Under EXCLUSION OF WARRANTIES and LIMITATION OF LIABILITY.
Here, Bocker is also a replacement for Docker in exactly the same sense: Bocker's simple statement "I can't guarantee it won't trash your system" is a concise alterantive to a wall of legalese.
To be fair one is for demonstration purposes and the other is intended to be used. They seek the same protections regardless. It's kind of like how a $1,000 water filtration system wants the same legal protection that a $15 Brita does or heck, I'd assume if you got scammed with a fraudulent water filter that used orgone energy and crystals, it too would also want those legal protections.
You'd probably want to tread cautiously if someone doesn't use disclaimers - that's probably a more dangerous product.

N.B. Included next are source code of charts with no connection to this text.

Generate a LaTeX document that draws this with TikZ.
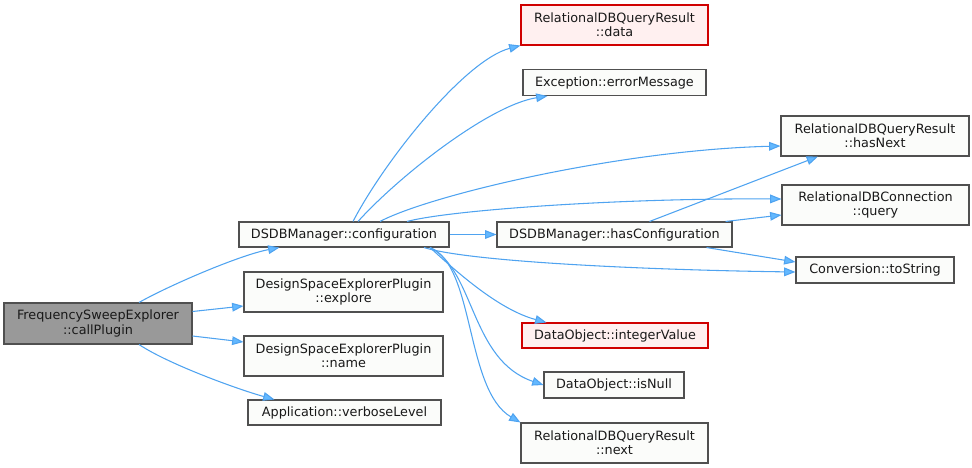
\documentclass[tikz,border=0pt]{standalone}
\usepackage{fontspec}
\setmainfont{DejaVu Sans}
\usetikzlibrary{arrows.meta,calc}
\definecolor{edgec}{HTML}{4FA3F0}
\definecolor{arrowc}{HTML}{63B8FF}
\definecolor{boxfill}{HTML}{FBFCFA}
\definecolor{boxdraw}{HTML}{505050}
\definecolor{rootfill}{HTML}{999999}
\definecolor{redfill}{HTML}{FFF0F0}
\definecolor{reddraw}{HTML}{D00000}
\tikzset{
  fn/.style={draw=boxdraw, fill=boxfill, line width=0.8pt, inner sep=0pt, align=center,
    font=\fontsize{9.6}{10.6}\selectfont, text=black!90},
  rootfn/.style={fn, fill=rootfill},
  redfn/.style={fn, draw=reddraw, fill=redfill},
  call/.style={draw=edgec, line width=0.8pt, -{Triangle[length=8.5pt,width=6.5pt,fill=arrowc]}},
}
\begin{document}
\begin{tikzpicture}[x=0.75pt,y=-0.75pt]
\useasboundingbox (0,0) rectangle (972,468);
% nodes
\node[rootfn, minimum width=188*0.75pt, minimum height=41*0.75pt] (cp) at (98,323.5) {FrequencySweepExplorer\\::callPlugin};
\node[fn, minimum width=210*0.75pt, minimum height=25*0.75pt] (conf) at (344,234.5) {DSDBManager::configuration};
\node[fn, minimum width=199*0.75pt, minimum height=40*0.75pt] (expl) at (343.5,292) {DesignSpaceExplorerPlugin\\::explore};
\node[fn, minimum width=199*0.75pt, minimum height=40*0.75pt] (name) at (343.5,356) {DesignSpaceExplorerPlugin\\::name};
\node[fn, minimum width=193*0.75pt, minimum height=25*0.75pt] (verb) at (344.5,412.5) {Application::verboseLevel};
\node[redfn, minimum width=187*0.75pt, minimum height=40*0.75pt] (data) at (614.5,25) {RelationalDBQueryResult\\::data};
\node[fn, minimum width=183*0.75pt, minimum height=26*0.75pt] (err) at (614.5,82.5) {Exception::errorMessage};
\node[fn, minimum width=235*0.75pt, minimum height=25*0.75pt] (hconf) at (614.5,234.5) {DSDBManager::hasConfiguration};
\node[redfn, minimum width=186*0.75pt, minimum height=25*0.75pt] (ival) at (615,335.5) {DataObject::integerValue};
\node[fn, minimum width=140*0.75pt, minimum height=26*0.75pt] (isnull) at (614,385) {DataObject::isNull};
\node[fn, minimum width=187*0.75pt, minimum height=40*0.75pt] (next) at (614.5,443) {RelationalDBQueryResult\\::next};
\node[fn, minimum width=188*0.75pt, minimum height=40*0.75pt] (hnext) at (875,136) {RelationalDBQueryResult\\::hasNext};
\node[fn, minimum width=187*0.75pt, minimum height=40*0.75pt] (query) at (875.5,205) {RelationalDBConnection\\::query};
\node[fn, minimum width=158*0.75pt, minimum height=26*0.75pt] (tostr) at (875,270) {Conversion::toString};
% edges from callPlugin
\draw[call] ($(cp.north)+(41,0)$) .. controls (170,285) and (240,255) .. ($(conf.south west)+(41,0)$);
\draw[call] ($(cp.east)+(0,-12)$) -- ($(expl.west)+(0,14)$);
\draw[call] ($(cp.east)+(0,12.5)$) -- ($(name.west)+(0,-14)$);
\draw[call] ($(cp.south)+(41,0)$) .. controls (170,365) and (240,390) .. ($(verb.north west)+(27,0)$);
% edges from configuration
\draw[call] ($(conf.north)+(9,0)$) .. controls (385,160) and (465,60) .. (data.south west);
\draw[call] ($(conf.north)+(14,0)$) .. controls (400,175) and (490,105) .. ($(err.south west)+(25,0)$);
\draw[call] ($(conf.north)+(36,0)$) .. controls (430,195) and (620,150) .. ($(hnext.west)+(0,10)$);
\draw[call] ($(conf.north)+(63,0)$) .. controls (450,210) and (620,198) .. ($(query.west)+(0,-6)$);
\draw[call] (conf.east) -- (hconf.west);
\draw[call] ($(conf.south)+(80,0)$) .. controls (470,262) and (650,270) .. ($(tostr.west)+(0,2)$);
\draw[call] ($(conf.south)+(86,0)$) .. controls (460,275) and (500,310) .. ($(ival.north west)+(25,0)$);
\draw[call] ($(conf.south)+(86,0)$) .. controls (475,270) and (470,360) .. (isnull.west);
\draw[call] ($(conf.south)+(86,0)$) .. controls (475,265) and (465,390) .. (next.north west);
% edges from hasConfiguration
\draw[call] ($(hconf.north)+(35,0)$) -- ($(hnext.south)+(-57,0)$);
\draw[call] ($(hconf.north east)+(-7,0)$) -- ($(query.west)+(0,10)$);
\draw[call] ($(hconf.south)+(92,0)$) -- ($(tostr.west)+(0,-8)$);
\end{tikzpicture}
\end{document}
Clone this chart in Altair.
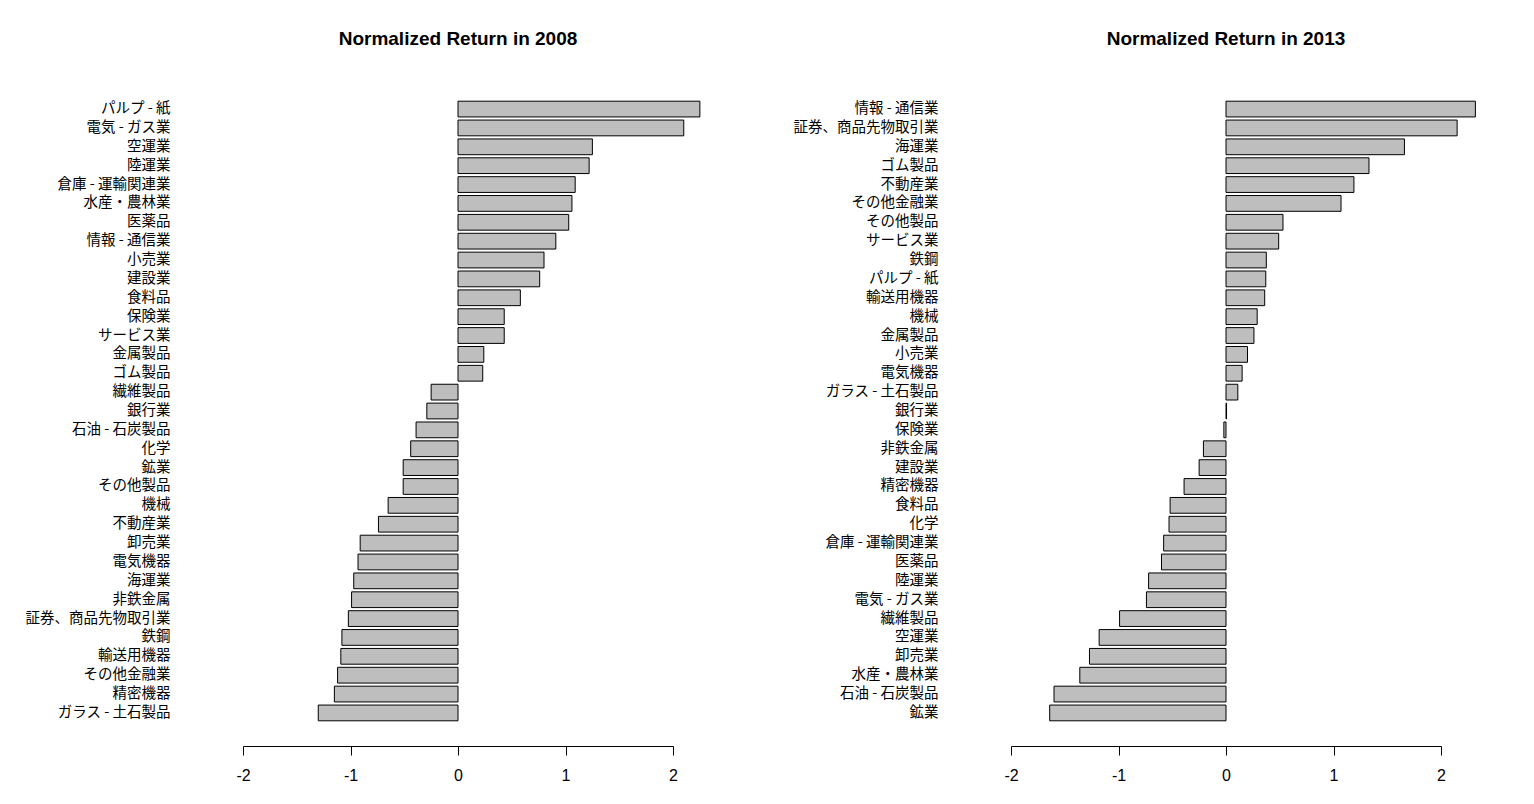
import altair as alt
import pandas as pd

cats2008 = ["パルプ - 紙", "電気 - ガス業", "空運業", "陸運業", "倉庫 - 運輸関連業", "水産・農林業",
            "医薬品", "情報 - 通信業", "小売業", "建設業", "食料品", "保険業", "サービス業",
            "金属製品", "ゴム製品", "繊維製品", "銀行業", "石油 - 石炭製品", "化学", "鉱業",
            "その他製品", "機械", "不動産業", "卸売業", "電気機器", "海運業", "非鉄金属",
            "証券、商品先物取引業", "鉄鋼", "輸送用機器", "その他金融業", "精密機器", "ガラス - 土石製品"]
vals2008 = [2.25, 2.10, 1.25, 1.22, 1.09, 1.06, 1.03, 0.91, 0.80, 0.76, 0.58, 0.43, 0.43,
            0.24, 0.23, -0.25, -0.29, -0.39, -0.44, -0.51, -0.51, -0.65, -0.74, -0.91, -0.93,
            -0.97, -0.99, -1.02, -1.08, -1.09, -1.12, -1.15, -1.30]

cats2013 = ["情報 - 通信業", "証券、商品先物取引業", "海運業", "ゴム製品", "不動産業", "その他金融業",
            "その他製品", "サービス業", "鉄鋼", "パルプ - 紙", "輸送用機器", "機械", "金属製品",
            "小売業", "電気機器", "ガラス - 土石製品", "銀行業", "保険業", "非鉄金属", "建設業",
            "精密機器", "食料品", "化学", "倉庫 - 運輸関連業", "医薬品", "陸運業", "電気 - ガス業",
            "繊維製品", "空運業", "卸売業", "水産・農林業", "石油 - 石炭製品", "鉱業"]
vals2013 = [2.32, 2.15, 1.66, 1.33, 1.19, 1.07, 0.53, 0.49, 0.375, 0.37, 0.36, 0.29, 0.26,
            0.20, 0.15, 0.11, 0.005, -0.02, -0.21, -0.25, -0.39, -0.52, -0.53, -0.58, -0.60,
            -0.72, -0.74, -0.99, -1.18, -1.27, -1.36, -1.60, -1.64]

ticks = [-2, -1, 0, 1, 2]


def panel(cats, vals, title):
    df = pd.DataFrame({"industry": cats, "value": vals})
    return alt.Chart(df).mark_bar(fill="#bebebe", stroke="black", strokeWidth=1).encode(
        y=alt.Y("industry:N", sort=cats,
                scale=alt.Scale(paddingInner=0.165, paddingOuter=0.54),
                axis=alt.Axis(title=None, domain=False, ticks=False, labelPadding=73,
                              labelFont="Noto Sans CJK JP", labelFontSize=14.5,
                              labelColor="black", minExtent=230, maxExtent=230,
                              labelLimit=400)),
        x=alt.X("value:Q", scale=alt.Scale(domain=[-2, 2], nice=False),
                axis=alt.Axis(title=None, values=ticks, grid=False, offset=15,
                              domainColor="black", tickColor="black", tickSize=9,
                              labelFont="Liberation Sans", labelFontSize=16,
                              labelColor="black", labelPadding=12, labelFlush=False,
                              labelExpr="'' + datum.value")),
    ).properties(
        width=430, height=640,
        title=alt.TitleParams(title, font="Liberation Sans", fontSize=19, fontWeight="bold",
                              color="black", offset=42, anchor="middle"),
    )


left = panel(cats2008, vals2008, "Normalized Return in 2008")
right = panel(cats2013, vals2013, "Normalized Return in 2013")

chart = alt.hconcat(left, right, spacing=338, bounds="flush").properties(
    padding={"left": 5, "top": 22, "right": 5, "bottom": 5},
    background="white",
).configure_view(stroke=None, strokeWidth=0)

chart.save("out.html", embed_options={"renderer": "svg", "actions": False})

Isn't the argument presented here that just because two things have the same "no responsibility in event of failure"-clause does not mean likelihood of failure, robustness, battletesting, etc, are comparable? Or am I missing something
Well, I didn't read the legalese but read this short sentence. That makes it 1000% better for me right now, you can't abstract away the message channel. Maybe the best would be to have a short 10-line summary then the legally bounding legalese. (Edit: nonsense spelling error)
And now I'm curious whether this would work inside a container or not. I know dind is a thing, but I don't recall whether it needs special hacks that bocker lacks.
The readme says "I can make no guarantees that it won't trash your system", so yeah clearly not intended for real use.